INFORMATION PROVIDED |
--- BEGIN ---
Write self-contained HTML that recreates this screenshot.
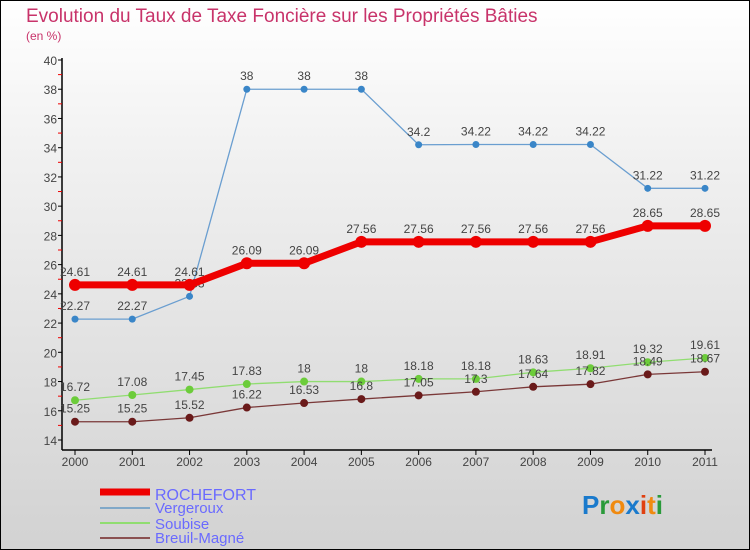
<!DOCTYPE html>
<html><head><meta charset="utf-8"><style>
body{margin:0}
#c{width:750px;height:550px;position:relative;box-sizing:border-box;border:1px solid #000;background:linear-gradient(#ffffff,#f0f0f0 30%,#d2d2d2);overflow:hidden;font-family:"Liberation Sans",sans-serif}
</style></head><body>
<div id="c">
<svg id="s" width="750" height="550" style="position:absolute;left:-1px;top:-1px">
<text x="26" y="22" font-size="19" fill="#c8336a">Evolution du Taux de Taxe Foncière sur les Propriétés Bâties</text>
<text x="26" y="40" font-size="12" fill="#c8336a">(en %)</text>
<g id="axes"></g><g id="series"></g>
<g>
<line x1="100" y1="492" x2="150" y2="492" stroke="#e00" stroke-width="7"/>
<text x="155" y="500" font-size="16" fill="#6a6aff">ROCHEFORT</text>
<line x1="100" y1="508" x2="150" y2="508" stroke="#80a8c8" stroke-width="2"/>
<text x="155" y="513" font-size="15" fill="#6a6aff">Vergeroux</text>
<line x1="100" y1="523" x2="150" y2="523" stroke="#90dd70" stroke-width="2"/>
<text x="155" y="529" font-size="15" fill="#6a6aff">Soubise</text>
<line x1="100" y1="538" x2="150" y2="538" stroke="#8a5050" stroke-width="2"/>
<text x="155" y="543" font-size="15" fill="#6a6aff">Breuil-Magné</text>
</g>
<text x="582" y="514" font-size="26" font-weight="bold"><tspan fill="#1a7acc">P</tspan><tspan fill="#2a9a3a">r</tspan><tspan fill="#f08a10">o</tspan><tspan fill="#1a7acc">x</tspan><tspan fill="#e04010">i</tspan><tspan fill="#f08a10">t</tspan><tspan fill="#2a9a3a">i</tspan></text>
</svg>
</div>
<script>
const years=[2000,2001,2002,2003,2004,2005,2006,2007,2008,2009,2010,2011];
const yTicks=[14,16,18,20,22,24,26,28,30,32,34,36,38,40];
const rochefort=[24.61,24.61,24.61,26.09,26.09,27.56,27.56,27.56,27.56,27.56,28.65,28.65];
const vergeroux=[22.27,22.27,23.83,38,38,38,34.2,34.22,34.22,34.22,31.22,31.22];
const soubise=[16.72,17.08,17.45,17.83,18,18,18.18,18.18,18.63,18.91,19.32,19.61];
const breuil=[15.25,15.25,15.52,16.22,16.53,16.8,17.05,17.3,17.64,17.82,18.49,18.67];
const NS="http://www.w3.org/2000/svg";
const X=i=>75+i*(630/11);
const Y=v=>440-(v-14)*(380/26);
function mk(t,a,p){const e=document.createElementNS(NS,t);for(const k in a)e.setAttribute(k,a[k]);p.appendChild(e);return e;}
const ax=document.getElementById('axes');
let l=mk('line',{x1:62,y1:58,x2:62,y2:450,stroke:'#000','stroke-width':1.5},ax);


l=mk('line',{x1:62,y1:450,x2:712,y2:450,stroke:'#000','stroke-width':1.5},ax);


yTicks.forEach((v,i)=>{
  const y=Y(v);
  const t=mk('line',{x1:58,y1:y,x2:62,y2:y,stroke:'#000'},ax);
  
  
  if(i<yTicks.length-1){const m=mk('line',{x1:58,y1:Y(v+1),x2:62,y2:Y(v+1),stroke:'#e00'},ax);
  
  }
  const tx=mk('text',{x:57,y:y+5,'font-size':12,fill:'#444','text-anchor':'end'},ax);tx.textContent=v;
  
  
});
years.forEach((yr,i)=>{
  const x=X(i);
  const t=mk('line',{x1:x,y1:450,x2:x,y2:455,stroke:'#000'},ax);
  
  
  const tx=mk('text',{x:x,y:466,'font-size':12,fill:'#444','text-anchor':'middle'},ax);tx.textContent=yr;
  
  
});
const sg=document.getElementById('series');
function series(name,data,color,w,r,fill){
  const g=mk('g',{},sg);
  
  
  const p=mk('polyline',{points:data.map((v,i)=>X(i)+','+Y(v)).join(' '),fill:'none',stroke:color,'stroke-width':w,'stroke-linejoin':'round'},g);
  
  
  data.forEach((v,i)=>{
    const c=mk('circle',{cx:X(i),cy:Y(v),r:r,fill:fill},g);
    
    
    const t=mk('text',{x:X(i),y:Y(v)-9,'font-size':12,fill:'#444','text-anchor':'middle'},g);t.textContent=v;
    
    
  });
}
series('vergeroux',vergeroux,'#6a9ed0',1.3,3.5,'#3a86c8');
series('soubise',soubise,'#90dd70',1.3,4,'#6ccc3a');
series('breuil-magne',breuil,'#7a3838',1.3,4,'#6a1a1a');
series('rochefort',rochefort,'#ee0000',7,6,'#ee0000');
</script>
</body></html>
--- END ---
Without the pictures, write out the whole listing above exactly as it appears.

Write self-contained HTML that recreates this screenshot.
<!DOCTYPE html>
<html><head><meta charset="utf-8"><style>
body{margin:0}
#c{width:750px;height:550px;position:relative;box-sizing:border-box;border:1px solid #000;background:linear-gradient(#ffffff,#f0f0f0 30%,#d2d2d2);overflow:hidden;font-family:"Liberation Sans",sans-serif}
</style></head><body>
<div id="c">
<svg id="s" width="750" height="550" style="position:absolute;left:-1px;top:-1px">
<text x="26" y="22" font-size="19" fill="#c8336a">Evolution du Taux de Taxe Foncière sur les Propriétés Bâties</text>
<text x="26" y="40" font-size="12" fill="#c8336a">(en %)</text>
<g id="axes"></g><g id="series"></g>
<g>
<line x1="100" y1="492" x2="150" y2="492" stroke="#e00" stroke-width="7"/>
<text x="155" y="500" font-size="16" fill="#6a6aff">ROCHEFORT</text>
<line x1="100" y1="508" x2="150" y2="508" stroke="#80a8c8" stroke-width="2"/>
<text x="155" y="513" font-size="15" fill="#6a6aff">Vergeroux</text>
<line x1="100" y1="523" x2="150" y2="523" stroke="#90dd70" stroke-width="2"/>
<text x="155" y="529" font-size="15" fill="#6a6aff">Soubise</text>
<line x1="100" y1="538" x2="150" y2="538" stroke="#8a5050" stroke-width="2"/>
<text x="155" y="543" font-size="15" fill="#6a6aff">Breuil-Magné</text>
</g>
<text x="582" y="514" font-size="26" font-weight="bold"><tspan fill="#1a7acc">P</tspan><tspan fill="#2a9a3a">r</tspan><tspan fill="#f08a10">o</tspan><tspan fill="#1a7acc">x</tspan><tspan fill="#e04010">i</tspan><tspan fill="#f08a10">t</tspan><tspan fill="#2a9a3a">i</tspan></text>
</svg>
</div>
<script>
const years=[2000,2001,2002,2003,2004,2005,2006,2007,2008,2009,2010,2011];
const yTicks=[14,16,18,20,22,24,26,28,30,32,34,36,38,40];
const rochefort=[24.61,24.61,24.61,26.09,26.09,27.56,27.56,27.56,27.56,27.56,28.65,28.65];
const vergeroux=[22.27,22.27,23.83,38,38,38,34.2,34.22,34.22,34.22,31.22,31.22];
const soubise=[16.72,17.08,17.45,17.83,18,18,18.18,18.18,18.63,18.91,19.32,19.61];
const breuil=[15.25,15.25,15.52,16.22,16.53,16.8,17.05,17.3,17.64,17.82,18.49,18.67];
const NS="http://www.w3.org/2000/svg";
const X=i=>75+i*(630/11);
const Y=v=>440-(v-14)*(380/26);
function mk(t,a,p){const e=document.createElementNS(NS,t);for(const k in a)e.setAttribute(k,a[k]);p.appendChild(e);return e;}
const ax=document.getElementById('axes');
let l=mk('line',{x1:62,y1:58,x2:62,y2:450,stroke:'#000','stroke-width':1.5},ax);


l=mk('line',{x1:62,y1:450,x2:712,y2:450,stroke:'#000','stroke-width':1.5},ax);


yTicks.forEach((v,i)=>{
  const y=Y(v);
  const t=mk('line',{x1:58,y1:y,x2:62,y2:y,stroke:'#000'},ax);
  
  
  if(i<yTicks.length-1){const m=mk('line',{x1:58,y1:Y(v+1),x2:62,y2:Y(v+1),stroke:'#e00'},ax);
  
  }
  const tx=mk('text',{x:57,y:y+5,'font-size':12,fill:'#444','text-anchor':'end'},ax);tx.textContent=v;
  
  
});
years.forEach((yr,i)=>{
  const x=X(i);
  const t=mk('line',{x1:x,y1:450,x2:x,y2:455,stroke:'#000'},ax);
  
  
  const tx=mk('text',{x:x,y:466,'font-size':12,fill:'#444','text-anchor':'middle'},ax);tx.textContent=yr;
  
  
});
const sg=document.getElementById('series');
function series(name,data,color,w,r,fill){
  const g=mk('g',{},sg);
  
  
  const p=mk('polyline',{points:data.map((v,i)=>X(i)+','+Y(v)).join(' '),fill:'none',stroke:color,'stroke-width':w,'stroke-linejoin':'round'},g);
  
  
  data.forEach((v,i)=>{
    const c=mk('circle',{cx:X(i),cy:Y(v),r:r,fill:fill},g);
    
    
    const t=mk('text',{x:X(i),y:Y(v)-9,'font-size':12,fill:'#444','text-anchor':'middle'},g);t.textContent=v;
    
    
  });
}
series('vergeroux',vergeroux,'#6a9ed0',1.3,3.5,'#3a86c8');
series('soubise',soubise,'#90dd70',1.3,4,'#6ccc3a');
series('breuil-magne',breuil,'#7a3838',1.3,4,'#6a1a1a');
series('rochefort',rochefort,'#ee0000',7,6,'#ee0000');
</script>
</body></html>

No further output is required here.